Your task is to retype the lines from the opening of the material through the line that includes "(11.5,860) |- (1060,14);". Do not copy the pictures.

* SOURCE DATA:
╔══
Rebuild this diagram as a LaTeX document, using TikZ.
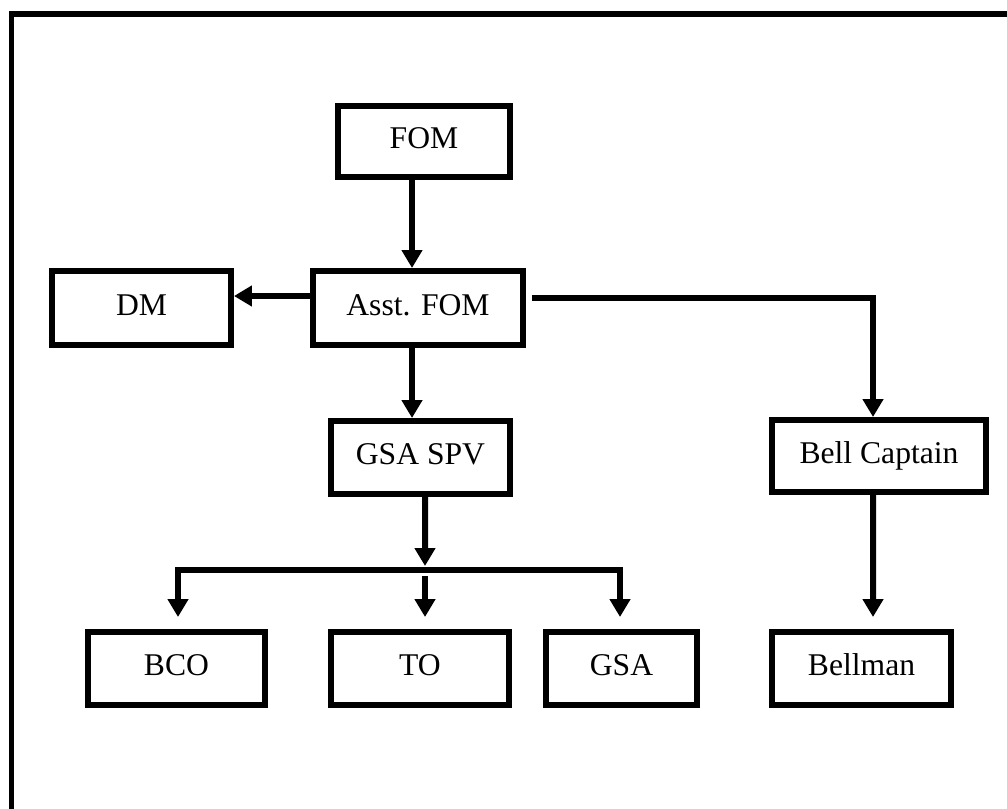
\documentclass[tikz,border=0pt]{standalone}
\usepackage{fontspec}
\setmainfont{Liberation Serif}
\usetikzlibrary{arrows.meta, positioning, calc}

\begin{document}
\begin{tikzpicture}[x=0.02cm, y=-0.02cm,
  box/.style={draw, line width=0.12cm, minimum height=1.46cm, inner sep=0pt,
              text height=0.42cm, text depth=0.14cm,
              font=\fontsize{18}{21}\selectfont},
  link/.style={line width=0.12cm},
  arr/.style={link, -{Triangle[length=0.36cm, width=0.4cm]}}]

\useasboundingbox (0,0) rectangle (1007,808);
\clip (0,0) rectangle (1007,808);

% outer frame (runs off the page right and below)
\draw[link] (11.5,860) |- (1060,14);

\node[box, minimum width=3.44cm, minimum height=1.42cm] (fom)  at (424,141.5) {FOM};
\node[box, minimum width=4.2cm,  minimum height=1.48cm] (asst) at (418,308)   {Asst. FOM};
\node[box, minimum width=3.58cm, minimum height=1.48cm] (dm)   at (141.5,308) {DM};
\node[box, minimum width=3.58cm] (gspv) at (420.5,457.5) {GSA SPV};
\node[box, minimum width=4.28cm, minimum height=1.44cm] (bcap) at (879,456) {Bell Captain};
\node[box, minimum width=3.54cm] (bco)  at (176.5,668.5) {BCO};
\node[box, minimum width=3.56cm] (to)   at (420,668.5)   {TO};
\node[box, minimum width=3.02cm] (gsa)  at (621.5,668.5) {GSA};
\node[box, minimum width=3.58cm] (bell) at (861.5,668.5) {Bellman};

\draw[arr] ($(fom.south)+(-12,0)$) -- ($(asst.north)+(-6,0)$);
\draw[arr] ($(asst.west)+(0,-12)$) -- ($(dm.east)+(0,-12)$);
\draw[arr] ($(asst.east)+(6,-10)$) -| ($(bcap.north)+(-6,0)$);
\draw[arr] ($(asst.south)+(-6,0)$) -- ($(gspv.north)+(-8.5,0)$);

% split to the GSA SPV team
\coordinate (bar) at (425,570);
\draw[arr] ($(gspv.south)+(4.5,0)$) -- ($(bar)+(0,-4)$);
\draw[arr, shorten >=0.24cm] (bar) -| ($(bco.north)+(1.5,0)$);
\draw[arr, shorten >=0.24cm] ($(bar)+(0,6)$) -- (bar |- to.north);
\draw[arr, shorten >=0.24cm] (bar) -| ($(gsa.north)+(-1.5,0)$);

\draw[arr, shorten >=0.24cm] ($(bcap.south)+(-6,0)$) -- ($(bell.north)+(11.5,0)$);

\end{tikzpicture}
\end{document}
╚══
* OUTPUT OF THE EXERCISE:
Rebuild this diagram as a LaTeX document, using TikZ.
\documentclass[tikz,border=0pt]{standalone}
\usepackage{fontspec}
\setmainfont{Liberation Serif}
\usetikzlibrary{arrows.meta, positioning, calc}

\begin{document}
\begin{tikzpicture}[x=0.02cm, y=-0.02cm,
  box/.style={draw, line width=0.12cm, minimum height=1.46cm, inner sep=0pt,
              text height=0.42cm, text depth=0.14cm,
              font=\fontsize{18}{21}\selectfont},
  link/.style={line width=0.12cm},
  arr/.style={link, -{Triangle[length=0.36cm, width=0.4cm]}}]

\useasboundingbox (0,0) rectangle (1007,808);
\clip (0,0) rectangle (1007,808);

% outer frame (runs off the page right and below)
\draw[link] (11.5,860) |- (1060,14);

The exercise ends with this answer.